As is often the case in the Stanley Cup playoffs, the first round can be the most scintillating, the most competitive … and the most daunting.
The Wild arguably drew its toughest matchup by procuring the big, bad St. Louis Blues in an opening-round playoff series that coach Mike Yeo expects to be "an all-out battle."
Not that the other option, the Anaheim Ducks, would have been a cakewalk considering the game-breakers they have in Ryan Getzlaf and Corey Perry. But the Ducks were surprisingly average to below average in almost every statistical category this season.
The Blues were not.
Near the top of the league in goals (fifth), goals against (fifth), goal differential (third), power play (fourth), penalty kill (eighth), 5-on-5 goals (seventh), faceoff prowess (second), home record (fifth) and away record (third), the Blues will offer the Wild quite a challenge.
"Year after year they're a top team in the league," Yeo said. "They've got talent, they've got structure, they've got depth and they play hard. It's a great challenge every time you go out and play against them, let alone the idea of playing against them in a seven-game series."
The Blues are led by captain and power forward David Backes, the Minnesotan who loves to irritate Wild fans with his hard-nosed, very mean style.

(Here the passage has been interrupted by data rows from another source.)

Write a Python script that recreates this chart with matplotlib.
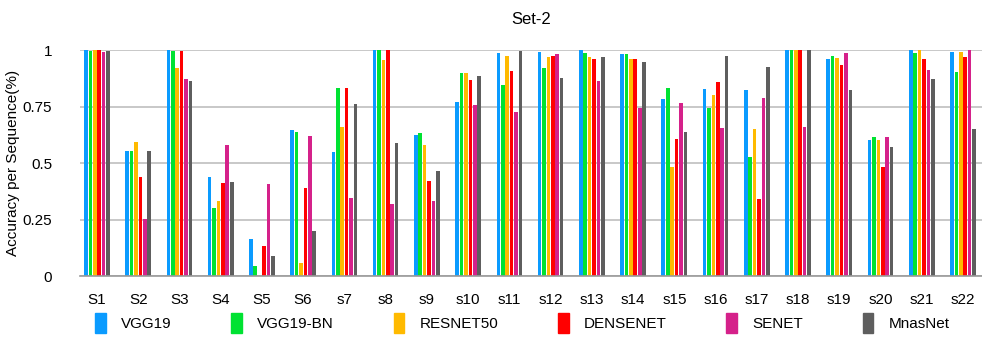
import numpy as np
import matplotlib.pyplot as plt
from matplotlib.patches import Patch

plt.rcParams['font.family'] = ['Liberation Sans', 'DejaVu Sans']

# Sequences and per-model accuracies
sequences = ['S1', 'S2', 'S3', 'S4', 'S5', 'S6', 's7', 's8', 's9', 's10', 's11',
             's12', 's13', 's14', 's15', 's16', 's17', 's18', 's19', 's20', 's21', 's22']
models = ['VGG19', 'VGG19-BN', 'RESNET50', 'DENSENET', 'SENET', 'MnasNet']

vgg19 = [1.0, 0.553, 1.0, 0.438, 0.165, 0.646, 0.549, 1.0, 0.624, 0.769, 0.985,
         0.99, 1.0, 0.981, 0.782, 0.826, 0.822, 1.0, 0.959, 0.601, 1.0, 0.99]
vgg19_bn = [0.994, 0.553, 0.994, 0.301, 0.046, 0.637, 0.831, 1.0, 0.632, 0.897, 0.844,
            0.919, 0.985, 0.981, 0.831, 0.743, 0.526, 1.0, 0.972, 0.615, 0.985, 0.901]
resnet50 = [1.0, 0.593, 0.919, 0.332, 0.0, 0.059, 0.659, 0.954, 0.579, 0.897, 0.976,
            0.968, 0.968, 0.959, 0.482, 0.8, 0.65, 1.0, 0.963, 0.601, 1.0, 0.99]
densenet = [1.0, 0.438, 0.994, 0.412, 0.134, 0.39, 0.831, 1.0, 0.421, 0.866, 0.906,
            0.972, 0.959, 0.959, 0.606, 0.857, 0.341, 1.0, 0.932, 0.482, 0.959, 0.968]
senet = [0.99, 0.253, 0.871, 0.579, 0.407, 0.619, 0.346, 0.319, 0.332, 0.756, 0.725,
         0.981, 0.862, 0.743, 0.765, 0.654, 0.787, 0.659, 0.985, 0.615, 0.91, 1.0]
mnasnet = [0.994, 0.553, 0.862, 0.416, 0.09, 0.2, 0.76, 0.588, 0.465, 0.884, 0.994,
           0.875, 0.968, 0.946, 0.637, 0.972, 0.924, 1.0, 0.822, 0.571, 0.871, 0.65]

series = [vgg19, vgg19_bn, resnet50, densenet, senet, mnasnet]
colors = ['#0A9BFF', '#00E232', '#FFBA00', '#FF0000', '#D5218A', '#5E5E5E']

fig = plt.figure(figsize=(9.82, 3.43), dpi=100)
ax = fig.add_axes([0.0815, 0.195, 0.9185, 0.659])

x = np.arange(len(sequences))
step = 0.107
width = 0.088
for i, (vals, col) in enumerate(zip(series, colors)):
    ax.bar(x + (i - 2.5) * step, vals, width, color=col, zorder=3)

ax.set_xlim(-0.41, len(sequences) - 1 + 0.46)
ax.set_ylim(0, 1)
ax.set_yticks([0, 0.25, 0.5, 0.75, 1])
ax.set_yticklabels(['0', '0.25', '0.5', '0.75', '1'])
ax.set_xticks(x)
ax.set_xticklabels(sequences)
ax.tick_params(length=0, labelsize=11)
ax.tick_params(axis='x', pad=12)
ax.tick_params(axis='y', pad=20)
ax.grid(axis='y', color='#C4C4C4', linewidth=1.3, zorder=0)
for s in ['top', 'right', 'left']:
    ax.spines[s].set_visible(False)
ax.spines['bottom'].set_color('#9A9A9A')
ax.spines['bottom'].set_linewidth(1.2)
ax.spines['bottom'].set_zorder(4)

ax.set_ylabel('Accuracy per Sequence(%)', fontsize=11, labelpad=2)
ax.set_title('Set-2', fontsize=12, pad=19)

handles = [Patch(color=c, label=m) for c, m in zip(colors, models)]
fig.legend(handles=handles, loc='lower left', bbox_to_anchor=(0.083, -0.01), ncol=6,
           frameon=False, fontsize=11, handlelength=0.7, handleheight=1.6,
           handletextpad=1.0, columnspacing=3.9)

fig.savefig('out.png', dpi=100)
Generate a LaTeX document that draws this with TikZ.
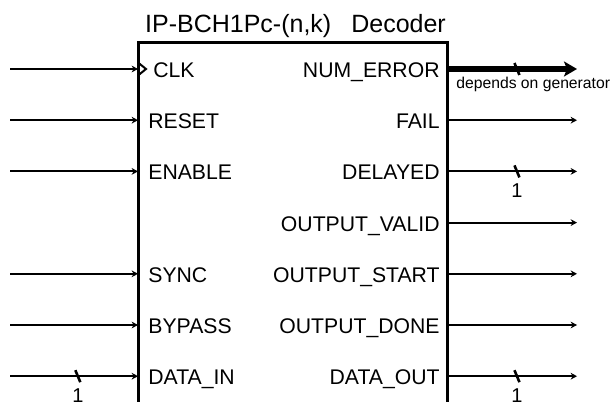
\documentclass[tikz,border=0pt]{standalone}
\usepackage{fontspec}
\setmainfont{Liberation Sans}
\usetikzlibrary{arrows.meta,positioning}
\tikzset{
  signal/.style={line width=1pt,-{Stealth[length=3.2pt,width=3.4pt]}},
  bus/.style={line width=3pt,-{Stealth[length=6.5pt,width=7.5pt,inset=1.5pt]}},
  portin/.style={anchor=base west,inner sep=0pt,font=\fontsize{10.6}{12}\selectfont,xshift=5pt,yshift=-4.25pt},
  portout/.style={anchor=base east,inner sep=0pt,font=\fontsize{10.6}{12}\selectfont,xshift=-3.5pt,yshift=-4.25pt},
  slash/.style={line width=1.3pt},
  bits/.style={inner sep=0pt,font=\fontsize{10}{11}\selectfont}
}

\begin{document}
\begin{tikzpicture}[x=0.5pt,y=0.5pt]
\useasboundingbox (0,0) rectangle (614,401);
\clip (0,0) rectangle (614,401);
\coordinate (box-sw) at (138,-10);
\coordinate (box-nw) at (138,358);
\coordinate (box-ne) at (447,358);
\coordinate (box-se) at (447,-10);
\draw [line width=1.5pt] (box-sw) -- (box-nw) -- (box-ne) -- (box-se);
\node [anchor=base,inner sep=0pt,font=\fontsize{12.5}{14}\selectfont] (title) at (295.5,368) {IP-BCH1Pc-(n,k)\hspace{10pt}Decoder};

\coordinate (clk-in) at (10,332);       \coordinate (clk-pin) at (138,332);
\coordinate (reset-in) at (10,280.8);   \coordinate (reset-pin) at (138,280.8);
\coordinate (enable-in) at (10,229.6);  \coordinate (enable-pin) at (138,229.6);
\coordinate (sync-in) at (10,127.2);    \coordinate (sync-pin) at (138,127.2);
\coordinate (bypass-in) at (10,76);     \coordinate (bypass-pin) at (138,76);
\coordinate (datain-in) at (10,24.8);   \coordinate (datain-pin) at (138,24.8);

\draw [signal] (clk-in) -- (clk-pin);
\draw [signal] (reset-in) -- (reset-pin);
\draw [signal] (enable-in) -- (enable-pin);
\draw [signal] (sync-in) -- (sync-pin);
\draw [signal] (bypass-in) -- (bypass-pin);
\draw [signal] (datain-in) -- (datain-pin) coordinate[pos=0.53] (datain-w);
\draw [line width=1pt] (clk-pin) ++(0,6.5) -- ++(8,-6.5) -- ++(-8,-6.5);
\draw [slash] (datain-w) ++(-2.5,6) -- ++(5,-12);
\node [bits,below=6pt of datain-w] (datain-bits) {1};

\node [portin,xshift=2.5pt] (clk) at (clk-pin) {CLK};
\node [portin] (reset) at (reset-pin) {RESET};
\node [portin] (enable) at (enable-pin) {ENABLE};
\node [portin] (sync) at (sync-pin) {SYNC};
\node [portin] (bypass) at (bypass-pin) {BYPASS};
\node [portin] (datain) at (datain-pin) {DATA\_IN};

\coordinate (numerror-pin) at (447,332);   \coordinate (numerror-out) at (577,332);
\coordinate (fail-pin) at (447,280.8);     \coordinate (fail-out) at (577,280.8);
\coordinate (delayed-pin) at (447,229.6);  \coordinate (delayed-out) at (577,229.6);
\coordinate (outvalid-pin) at (447,178.4); \coordinate (outvalid-out) at (577,178.4);
\coordinate (outstart-pin) at (447,127.2); \coordinate (outstart-out) at (577,127.2);
\coordinate (outdone-pin) at (447,76);     \coordinate (outdone-out) at (577,76);
\coordinate (dataout-pin) at (447,24.8);   \coordinate (dataout-out) at (577,24.8);

\draw [bus] (numerror-pin) -- (numerror-out) coordinate[pos=0.538] (numerror-w);
\draw [signal] (fail-pin) -- (fail-out);
\draw [signal] (delayed-pin) -- (delayed-out) coordinate[pos=0.538] (delayed-w);
\draw [signal] (outvalid-pin) -- (outvalid-out);
\draw [signal] (outstart-pin) -- (outstart-out);
\draw [signal] (outdone-pin) -- (outdone-out);
\draw [signal] (dataout-pin) -- (dataout-out) coordinate[pos=0.538] (dataout-w);
\draw [slash] (numerror-w) ++(-2.5,6) -- ++(5,-12);
\draw [slash] (delayed-w) ++(-2.5,6) -- ++(5,-12);
\draw [slash] (dataout-w) ++(-2.5,6) -- ++(5,-12);
\node [anchor=base west,inner sep=0pt,font=\fontsize{7.85}{9}\selectfont] (numerror-note) at (456,312) {depends on generator};
\node [bits,below=6pt of delayed-w] (delayed-bits) {1};
\node [bits,below=6pt of dataout-w] (dataout-bits) {1};

\node [portout] (numerror) at (numerror-pin) {NUM\_ERROR};
\node [portout] (fail) at (fail-pin) {FAIL};
\node [portout] (delayed) at (delayed-pin) {DELAYED};
\node [portout] (outvalid) at (outvalid-pin) {OUTPUT\_VALID};
\node [portout] (outstart) at (outstart-pin) {OUTPUT\_START};
\node [portout] (outdone) at (outdone-pin) {OUTPUT\_DONE};
\node [portout] (dataout) at (dataout-pin) {DATA\_OUT};
\end{tikzpicture}
\end{document}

He also seems to continually get under the skin of Wild players, especially his former Olympic teammates Zach Parise and Ryan Suter.
The Blues have top skilled forwards in budding young star Vladimir Tarasenko, T.J. Oshie, Jaden Schwartz, Paul Stastny and Alex Steen. They have a tremendous blue line led by Alex Pietrangelo, Kevin Shattenkirk and Jay Bouwmeester, some X factors Wild fans may become all too familiar with in Jori Lehtera and Dmitrij Jaskin and some brutality in hard-hitting intimidator Ryan Reaves and superpest Steve Ott.